A U.S. survey of 150 CIOs by Morgan Stanley Dean Witter & Co. shows corporate IT budgets are expected to increase at a more modest rate in 2001 than they did in 2000.
CIOs surveyed say their companies plan to increase IT spending by an average of just 8 per cent in 2001. That compares with an average budget increase of 12 per cent in 2000, New York-based Morgan Stanley adds. And 16 per cent of the respondents say their IT investments will actually decrease from 2000 to 2001.
Those results come as no surprise to Ed Tobin, CIO at Colgate-Palmolive Co. in New York, who says he’s cutting his technology budget this year, mainly as a result of the efficiency of recently installed enterprise application integration systems.
“We’ve got a strategy covering several years where we’ve been implementing several new systems, such as SAP, all around the world and consolidating by decommissioning our legacy systems,” he says.
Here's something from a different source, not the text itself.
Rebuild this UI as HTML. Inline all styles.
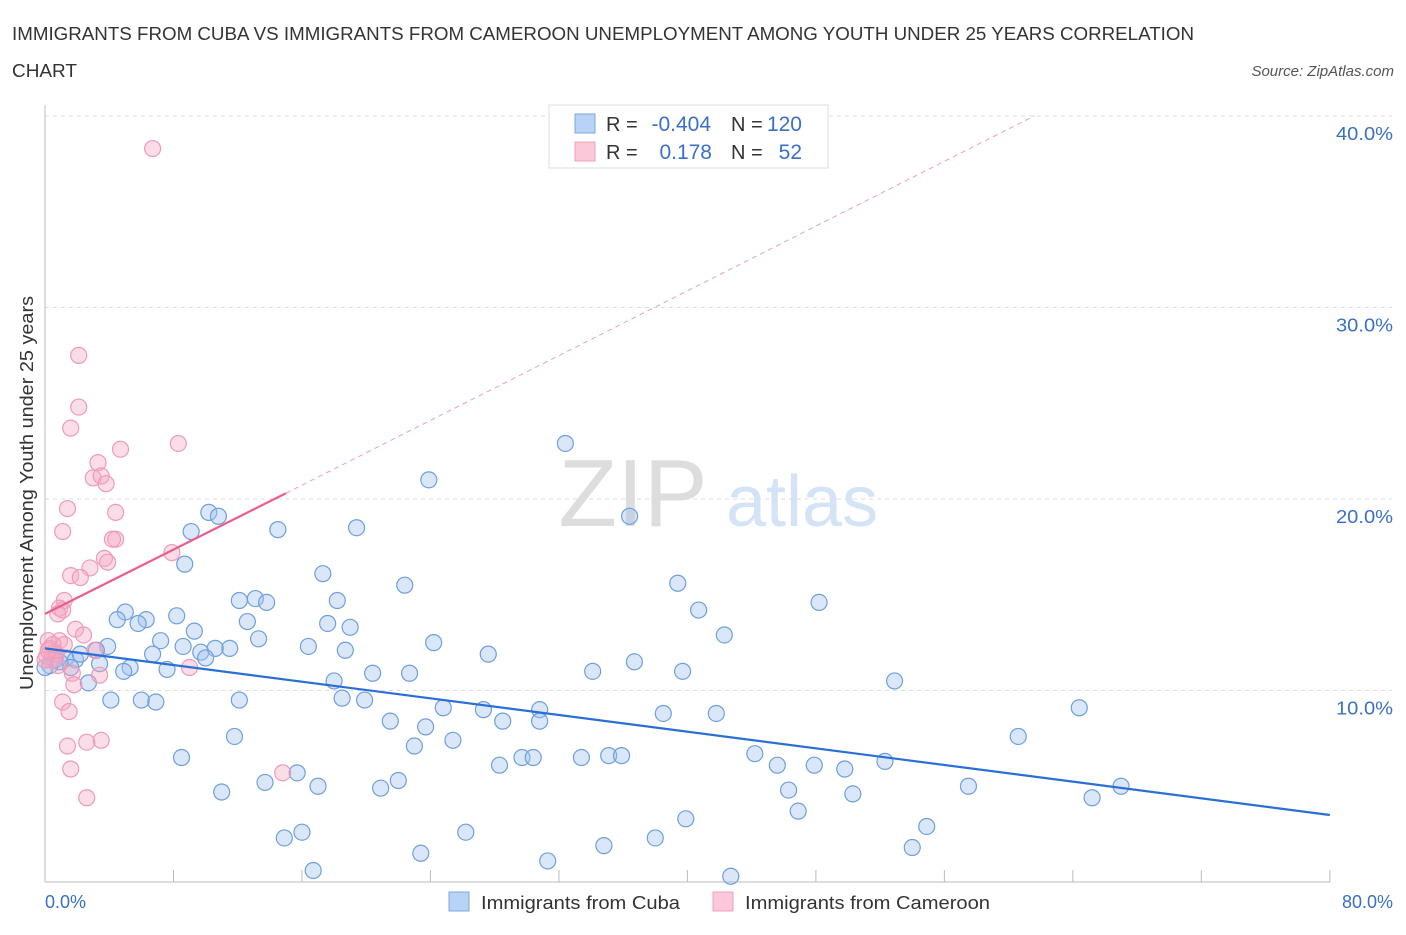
<!DOCTYPE html>
<html><head><meta charset="utf-8"><style>
body{margin:0;background:#fff;font-family:"Liberation Sans",sans-serif;}
svg text{font-family:"Liberation Sans",sans-serif;}
</style></head><body>
<svg id="chart" width="1406" height="930" viewBox="0 0 1406 930" xmlns="http://www.w3.org/2000/svg">
<text x="12" y="40" font-size="18" fill="#333" textLength="1182" lengthAdjust="spacingAndGlyphs">IMMIGRANTS FROM CUBA VS IMMIGRANTS FROM CAMEROON UNEMPLOYMENT AMONG YOUTH UNDER 25 YEARS CORRELATION</text>
<text x="12" y="77" font-size="18" fill="#333" textLength="65" lengthAdjust="spacingAndGlyphs">CHART</text>
<text x="1394" y="76" font-size="15" fill="#555" font-style="italic" text-anchor="end">Source: ZipAtlas.com</text>
<g id="grid"></g>
<g id="watermark">
<text x="633" y="526" font-size="96" fill="#ddd" font-family="Liberation Serif" text-anchor="middle">ZIP</text>
<text x="802" y="526" font-size="72" fill="#d4e3f5" text-anchor="middle">atlas</text>
</g>
<g id="axes"></g>
<g id="pts"></g>
<g id="lines"></g>
<g>
<rect x="549" y="105" width="279" height="63" fill="#fff" stroke="#ddd"/>
<rect x="575" y="114" width="20" height="19" fill="#b8d3f5" stroke="#7aa8e0"/>
<rect x="575" y="142" width="20" height="19" fill="#fac8d8" stroke="#f0a0bc"/>
<text x="606" y="131" font-size="20" fill="#333">R =</text>
<text x="711" y="131" font-size="21" fill="#3a70c8" text-anchor="end">-0.404</text>
<text x="731" y="131" font-size="20" fill="#333">N =</text>
<text x="802" y="131" font-size="21" fill="#3a70c8" text-anchor="end">120</text>
<text x="606" y="159" font-size="20" fill="#333">R =</text>
<text x="712" y="159" font-size="21" fill="#3a70c8" text-anchor="end">0.178</text>
<text x="731" y="159" font-size="20" fill="#333">N =</text>
<text x="802" y="159" font-size="21" fill="#3a70c8" text-anchor="end">52</text>
</g>
<g>
<rect x="449" y="892" width="20" height="19" fill="#b8d3f5" stroke="#7aa8e0"/>
<text x="481" y="909" font-size="18" fill="#333" textLength="199" lengthAdjust="spacingAndGlyphs">Immigrants from Cuba</text>
<rect x="713" y="892" width="20" height="19" fill="#fac8d8" stroke="#f0a0bc"/>
<text x="745" y="909" font-size="18" fill="#333" textLength="245" lengthAdjust="spacingAndGlyphs">Immigrants from Cameroon</text>
</g>
<text transform="translate(33,493) rotate(-90)" font-size="18" fill="#333" text-anchor="middle" textLength="394" lengthAdjust="spacingAndGlyphs">Unemployment Among Youth under 25 years</text>
</svg>
<script>
const yTicks=[10,20,30,40];
const yTickLabels=["10.0%","20.0%","30.0%","40.0%"];
const xTickVals=[0,8,16,24,32,40,48,56,64,72,80];
const cubaX=[32.4,23.9,36.4,10.2,10.8,9.1,14.5,19.4,8.7,17.3,22.4,39.4,12.1,13.1,13.8,18.2,48.2,40.7,5.0,4.5,6.3,5.8,8.2,12.6,17.6,19.0,9.3,42.3,13.3,7.2,24.2,3.9,9.7,11.5,10.6,16.4,18.7,27.6,6.7,10.0,8.6,3.2,36.7,1.3,1.9,0.9,3.4,5.3,4.9,7.6,34.1,39.7,20.4,22.7,18.0,52.9,2.7,4.1,6.0,6.9,12.1,18.5,19.9,24.8,27.3,30.8,38.5,41.8,64.4,21.5,23.7,28.5,30.8,11.8,60.6,25.4,23.0,8.5,29.7,30.4,28.3,33.4,35.1,35.9,44.2,45.6,47.9,49.8,52.3,15.7,13.7,22.0,20.9,17.0,11.0,46.3,50.3,57.5,65.2,67.0,46.9,39.9,54.9,16.0,14.9,26.2,38.0,34.8,23.4,31.3,54.0,16.7,42.7,0.3,0.6,0,2.2,1.6];
const cubaY=[22.9,21.0,19.1,19.3,19.1,18.3,18.4,18.5,16.6,16.1,15.5,15.6,14.7,14.8,14.6,14.7,14.6,14.2,14.1,13.7,13.7,13.5,13.9,13.6,13.5,13.3,13.1,12.9,12.7,12.6,12.5,12.3,12.0,12.2,12.2,12.3,12.1,11.9,11.9,11.7,12.3,12.1,11.5,11.7,11.6,11.5,11.4,11.2,11.0,11.1,11.0,11.0,10.9,10.9,10.5,10.5,10.4,9.5,9.5,9.4,9.5,9.6,9.5,9.1,9.0,9.0,8.8,8.8,9.1,8.4,8.1,8.4,8.4,7.6,7.6,7.4,7.1,6.5,6.5,6.5,6.1,6.5,6.6,6.6,6.7,6.1,6.1,5.9,6.3,5.7,5.2,5.3,4.9,5.0,4.7,4.8,4.6,5.0,4.4,5.0,3.7,3.3,2.9,2.6,2.3,2.6,2.3,1.9,1.5,1.1,1.8,0.6,0.3,11.3,11.6,11.2,11.9,11.2];
const camX=[6.7,2.1,2.1,1.6,8.3,4.7,3.3,3.0,3.5,3.8,1.4,4.4,1.1,4.4,4.2,7.9,3.7,3.9,2.8,1.6,2.2,1.2,0.9,1.1,0.8,1.9,2.4,0.9,0.2,1.2,0.3,3.1,0.6,0.1,0.4,0,9.0,1.7,3.4,1.8,1.1,1.5,1.4,2.6,3.5,1.6,14.8,2.6,0.7,0.2,0.8,0.5];
const camY=[38.3,27.5,24.8,23.7,22.9,22.6,21.9,21.1,21.2,20.8,19.5,19.3,18.3,17.9,17.9,17.2,16.9,16.7,16.4,16.0,15.9,14.7,14.3,14.2,14.0,13.2,12.9,12.6,12.6,12.4,12.2,12.1,12.0,11.8,11.6,11.6,11.2,10.9,10.8,10.3,9.4,8.9,7.1,7.3,7.4,5.9,5.7,4.4,11.9,12.1,11.3,12.4];
const cubaTrend=[[0,12.2],[80,3.5]];
const camTrend=[[0,14.0],[15,20.3]];
const camTrendExt=[[15,20.3],[61.6,40]];

const NS="http://www.w3.org/2000/svg";
const X=v=>45+v*16.06, Y=v=>882-v*19.15;
function mk(tag,attrs,parent){const e=document.createElementNS(NS,tag);for(const k in attrs)e.setAttribute(k,attrs[k]);document.getElementById(parent).appendChild(e);return e;}
yTicks.forEach((t,i)=>{
 const g=mk('line',{x1:45,x2:1392,y1:Y(t),y2:Y(t),stroke:'#ddd','stroke-dasharray':'4,4'},'grid');
 
 
 const l=mk('text',{x:1393,y:Y(t)+24,'font-size':18,fill:'#3a70c8','text-anchor':'end',textLength:57,lengthAdjust:'spacingAndGlyphs'},'axes');
 l.textContent=yTickLabels[i];
 
 
});
const ax=mk('line',{x1:45,x2:1330,y1:882,y2:882,stroke:'#bbb'},'axes');


const ay=mk('line',{x1:45,x2:45,y1:105,y2:882,stroke:'#bbb'},'axes');


xTickVals.forEach(t=>{
 const e=mk('line',{x1:X(t),x2:X(t),y1:882,y2:870,stroke:'#bbb'},'axes');
 
 
});
[[0,"0.0%","start",45],[80,"80.0%","end",1393]].forEach(a=>{
 const e=mk('text',{x:a[3],y:908,'font-size':18,fill:'#3a70c8','text-anchor':a[2]},'axes');
 e.textContent=a[1];
 
 
});
cubaX.forEach((v,i)=>{
 const c=mk('circle',{cx:X(v),cy:Y(cubaY[i]),r:8,fill:'rgba(160,196,240,0.4)',stroke:'#6f9fdc','stroke-width':1.2},'pts');
 
 
});
camX.forEach((v,i)=>{
 const c=mk('circle',{cx:X(v),cy:Y(camY[i]),r:8,fill:'rgba(245,170,195,0.4)',stroke:'#ef9ab8','stroke-width':1.2},'pts');
 
 
});
const l1=mk('line',{x1:X(cubaTrend[0][0]),y1:Y(cubaTrend[0][1]),x2:X(cubaTrend[1][0]),y2:Y(cubaTrend[1][1]),stroke:'#2a6fd6','stroke-width':2.2},'lines');


const l2=mk('line',{x1:X(camTrend[0][0]),y1:Y(camTrend[0][1]),x2:X(camTrend[1][0]),y2:Y(camTrend[1][1]),stroke:'#e8608f','stroke-width':2.2},'lines');


const l3=mk('line',{x1:X(camTrendExt[0][0]),y1:Y(camTrendExt[0][1]),x2:X(camTrendExt[1][0]),y2:Y(camTrendExt[1][1]),stroke:'#eaa0bb','stroke-width':1,'stroke-dasharray':'5,4'},'lines');


</script>
</body></html>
Jack Cooper, CIO at Bristol-Myers Squibb Co. in New York, says his IT spending will remain level only because his company installed Y2K-compliant software in 1999. Bristol-Myers installed SAP AG’s R/3 enterprise resource planning software and Ariba e-commerce applications. “That saved us a lot of money,” Cooper says.
Cooper says technology initiatives in 2001 will focus on productivity issues, including supply-chain management and business-to-business e-commerce. He adds his shop is also planning to equip the Bristol-Myers sales and marketing force with more laptops and wireless communications devices and to implement video streaming.
Charles Phillips Jr., a technology analyst at Morgan Stanley, agrees the Y2K bubble contributed to spending on technology being front-end-loaded in 2000. In addition, IT spending soared in the frenzy of e-commerce activity that took place before concerns about the viability of many dot-com ventures dampened the enthusiasm for them, he says.
Economic concerns have left many corporate leaders wary of overspending on IT, Phillips adds. In fact, 12 per cent of the CIOs who responded to the survey say they recently downsized their IT budgets because of the slowing economy. And 14 per cent say they plan to keep a close eye on the economy and spend money more gradually in the first half of 2001.